Murali Krishna CH of The New Indian Express rated the film 3.5 out of 5 stars and wrote, "Watch it definitely for the Megastar, who delivers enough bang for your buck". Arvind V of Pinkvilla rated the film 3 out of 5 stars and wrote "Chiranjeevi, after a dull performance in Acharya, is terrific here. Satyadev delivers an award-winning output". Opining the same, Manoj Kumar R of The Indian Express appreciated Mohan Raja's work and stated that he "has steered clear of mystery and has turned GodFather into a full-fledged political drama".

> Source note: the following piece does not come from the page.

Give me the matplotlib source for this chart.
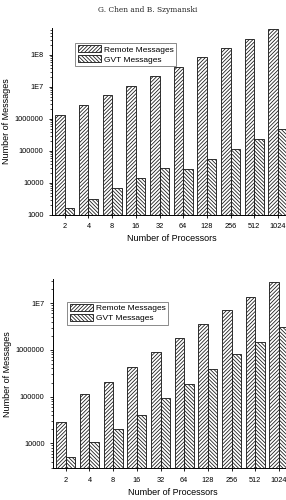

Roktim Rajpal of India Today rated the film 3 out of 5 and wrote, "The Chiranjeevi-led political thriller is massier and more action-packed than the Malayalam version. GodFather is a grand celebration of the brand Chiranjeevi that proves to be a treat for the veteran hero's ardent fans". The Hans India rated the film with 3 out of 5, stating that the film is a decent one-time watch and offers something to cheer for Chiranjeevi's fans. Deepa Gahlot of Rediff.com rated the film with 3/5 stars, stating the film has a gracefully aged Chiranjeevi, who plays Brahma with a quiet but menacing look keeping the audience engaged.

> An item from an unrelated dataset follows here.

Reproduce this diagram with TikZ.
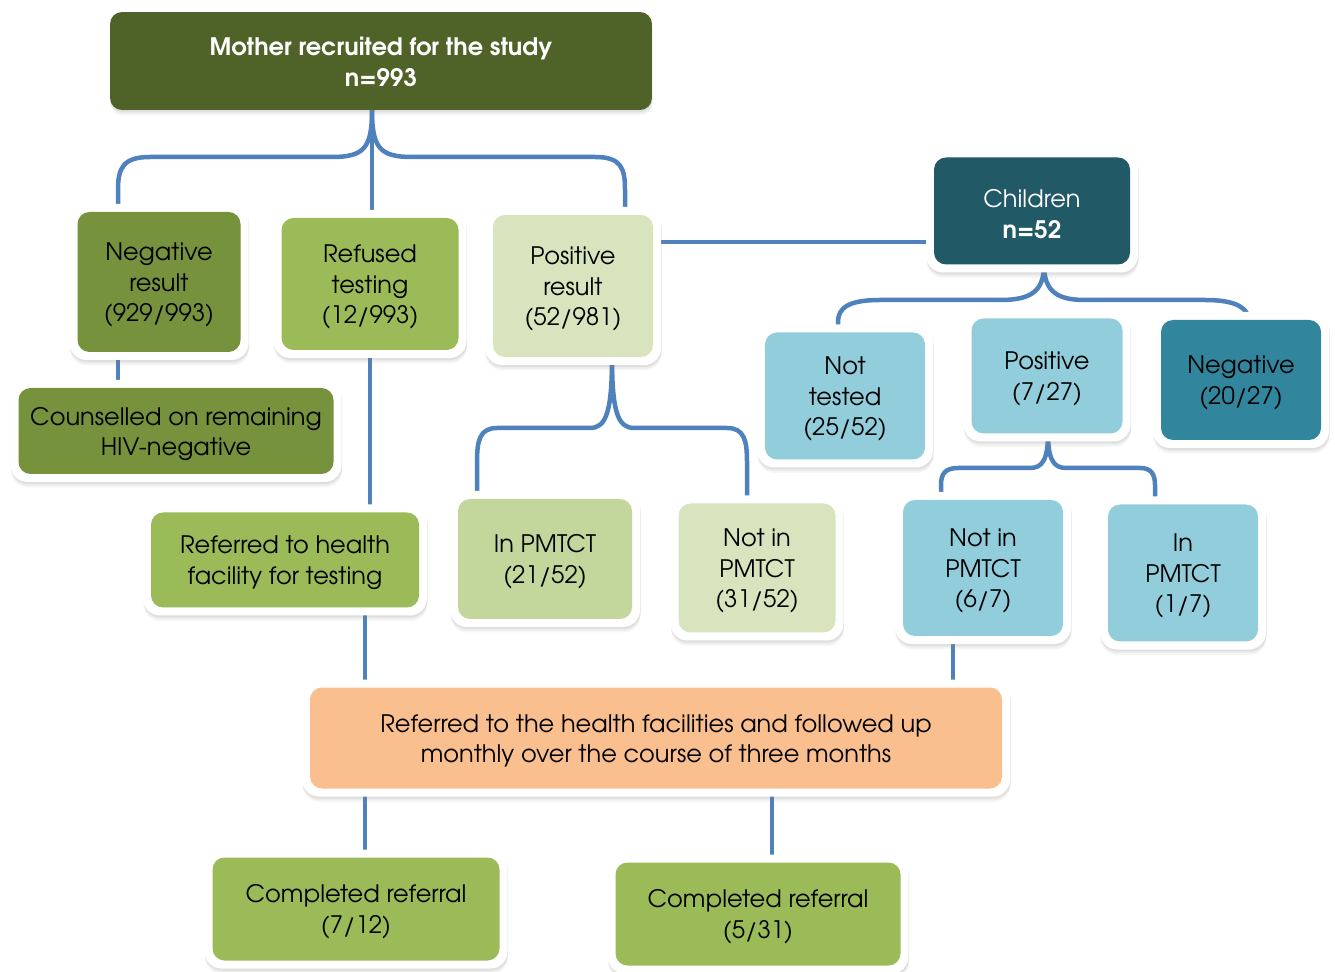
\documentclass[tikz,border=0pt]{standalone}
\usepackage{fontspec}
\setmainfont{TeX Gyre Adventor}
\usetikzlibrary{shadows,calc}
\definecolor{cMother}{HTML}{4F6228}
\definecolor{cNeg}{HTML}{76923C}
\definecolor{cRef}{HTML}{9BBB59}
\definecolor{cPosL}{HTML}{D7E4BD}
\definecolor{cPosM}{HTML}{C3D69B}
\definecolor{cChild}{HTML}{215967}
\definecolor{cBlue}{HTML}{92CDDC}
\definecolor{cTeal}{HTML}{31859C}
\definecolor{cOrange}{HTML}{FABF8F}
\definecolor{cLine}{HTML}{4F81BD}
\pgfdeclarelayer{bg}
\pgfsetlayers{bg,main}
\tikzset{
  softshadow/.style={
    drop shadow={opacity=0.07, shadow xshift=0.01cm, shadow yshift=-0.11cm},
    drop shadow={opacity=0.09, shadow xshift=0.01cm, shadow yshift=-0.075cm},
    drop shadow={opacity=0.12, shadow xshift=0.01cm, shadow yshift=-0.04cm}},
  outerbox/.style={rounded corners=0.34cm, fill=white, draw=none, inner sep=0pt, softshadow},
  innerbox/.style={rounded corners=0.24cm, draw=none, inner sep=0pt},
  txt/.style={align=center, inner sep=0pt, font=\fontsize{13.7}{17.5}\selectfont},
  conn/.style={draw=cLine, line width=0.09cm, line cap=round}
}
% #1 name, #2 x, #3 y, #4 inner w (px), #5 inner h (px), #6 fill, #7 text options, #8 text
\newcommand\mybox[8]{%
  \node[outerbox, minimum width={(#4+16)*0.02cm}, minimum height={(#5+16)*0.02cm}] (#1-o) at (#2,#3) {};
  \node[innerbox, fill=#6, minimum width={#4*0.02cm}, minimum height={#5*0.02cm}] (#1) at (#2,#3) {};
  \node[txt, #7] (#1-t) at ($(#2,#3)+(0,3)$) {#8};}
\begin{document}
\begin{tikzpicture}[x=0.02cm,y=-0.02cm]
\useasboundingbox (0,0) rectangle (1335,972);
% nodes
\node[innerbox, fill=cMother, minimum width=10.84cm, minimum height=1.96cm, softshadow] (mother) at (381,61) {};
\node[txt, text=white, font=\fontsize{13.7}{17.5}\selectfont\bfseries] (mother-t) at (381,62) {Mother recruited for the study\\n=993};
\mybox{neg}{159}{282}{163}{140}{cNeg}{}{Negative\\result\\(929/993)}
\mybox{ref}{370}{284}{177}{132}{cRef}{}{Refused\\testing\\(12/993)}
\mybox{pos}{573}{286}{160}{142}{cPosL}{}{Positive\\result\\(52/981)}
\mybox{chi}{1032}{211}{196}{107}{cChild}{text=white}{Children\\\textbf{n=52}}
\mybox{nt}{845}{396}{160}{127}{cBlue}{}{Not\\tested\\(25/52)}
\mybox{cp}{1047}{376}{151}{115}{cBlue}{}{Positive\\(7/27)}
\mybox{cn}{1241}{380}{160}{120}{cTeal}{}{Negative\\(20/27)}
\mybox{cou}{176}{431}{315}{86}{cNeg}{}{Counselled on remaining\\HIV-negative}
\mybox{rft}{285}{560}{268}{95}{cRef}{}{Referred to health\\facility for testing}
\mybox{ipm}{545}{559}{174}{120}{cPosM}{}{In PMTCT\\(21/52)}
\mybox{npm}{757}{568}{157}{129}{cPosL}{}{Not in\\PMTCT\\(31/52)}
\mybox{np2}{983}{568}{160}{136}{cBlue}{}{Not in\\PMTCT\\(6/7)}
\mybox{ip2}{1183}{573}{150}{137}{cBlue}{}{In\\PMTCT\\(1/7)}
\mybox{ora}{656}{738}{692}{101}{cOrange}{}{Referred to the health facilities and followed up\\monthly over the course of three months}
\mybox{cr1}{356}{909}{287}{103}{cRef}{}{Completed referral\\(7/12)}
\mybox{cr2}{758}{914}{285}{103}{cRef}{}{Completed referral\\(5/31)}
% connectors
\begin{pgfonlayer}{bg}
\draw[conn] (372,0 |- mother.south) .. controls (372,148) and (364,157) .. (332,157) -- (150,157)
   .. controls (123,157) and (118,168) .. (118,190) -- (118,0 |- neg.north);
\draw[conn] (372,0 |- mother.south) .. controls (372,148) and (380,157) .. (412,157) -- (595,157)
   .. controls (621,157) and (625,168) .. (625,190) -- (625,0 |- pos.north);
\draw[conn] (372,0 |- mother.south) -- (372,0 |- ref.north);
\draw[conn] (118,0 |- neg.south) -- (118,0 |- cou.north);
\draw[conn] (370,0 |- ref.south) -- (370,0 |- rft.north);
\draw[conn] (pos.east |- 0,242) -- (chi.west |- 0,242);
\draw[conn] (612,0 |- pos.south) .. controls (612,412) and (606,428) .. (590,428) -- (497,428)
   .. controls (480,428) and (477,440) .. (477,462) -- (477,0 |- ipm.north);
\draw[conn] (612,0 |- pos.south) .. controls (612,412) and (618,428) .. (634,428) -- (727,428)
   .. controls (744,428) and (747,440) .. (747,462) -- (747,0 |- npm.north);
\draw[conn] (1044,0 |- chi.south) .. controls (1044,292) and (1030,300) .. (1000,300) -- (880,300)
   .. controls (848,300) and (838,308) .. (838,322) -- (838,0 |- nt.north);
\draw[conn] (1044,0 |- chi.south) .. controls (1044,292) and (1058,300) .. (1085,300) -- (1205,300)
   .. controls (1232,300) and (1245,306) .. (1248,316) -- (1248,0 |- cn.north);
\draw[conn] (1048,0 |- cp.south) .. controls (1048,460) and (1042,468) .. (1030,468) -- (958,468)
   .. controls (945,468) and (941,474) .. (941,485) -- (941,0 |- np2.north);
\draw[conn] (1048,0 |- cp.south) .. controls (1048,460) and (1054,468) .. (1066,468) -- (1140,468)
   .. controls (1151,468) and (1155,474) .. (1155,485) -- (1155,0 |- ip2.north);
\draw[conn] (365,0 |- rft.south) -- (365,0 |- ora.north);
\draw[conn] (953,0 |- np2.south) -- (953,0 |- ora.north);
\draw[conn] (365,0 |- ora.south) -- (365,0 |- cr1.north);
\draw[conn] (772,0 |- ora.south) -- (772,0 |- cr2.north);
\end{pgfonlayer}
\end{tikzpicture}
\end{document}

Sowmya Rajendran of The News Minute rated the film 2.5 out of 5 stars and wrote "Director Mohan Raja seems to have been torn between his instincts to make a solid political thriller and the compulsions to pander to his leading man’s fanbase". Abhimanyu Mathur of Hindustan Times stated that, the film works only when Chiranjeevi is on screen, with the veteran actor more than holds his own and simply carries the film with his stardom and screen presence to save the film from flaws. On the contrary, Priyanka Sundar of Firstpost rated the film 2.5 out of 5 stars and wrote "The magic touch seems to be missing in GodFather. It is certainly not a movie that would put you to sleep, however, it is neither one that would elicit excitement either".

Paul Nicodemus of The Times of India gave a rating of 3.5 out of 5 stating that the film proves to be a worthy remake of the Malayalam original with Chiranjeevi coming up with a charismatic performance.

===Box office===
On the first day, it collected ₹21.7 crores include ₹15.7 crores from India and ₹7.0 crores overseas. In its first weekend, the film's box office collection was around ₹85 crores.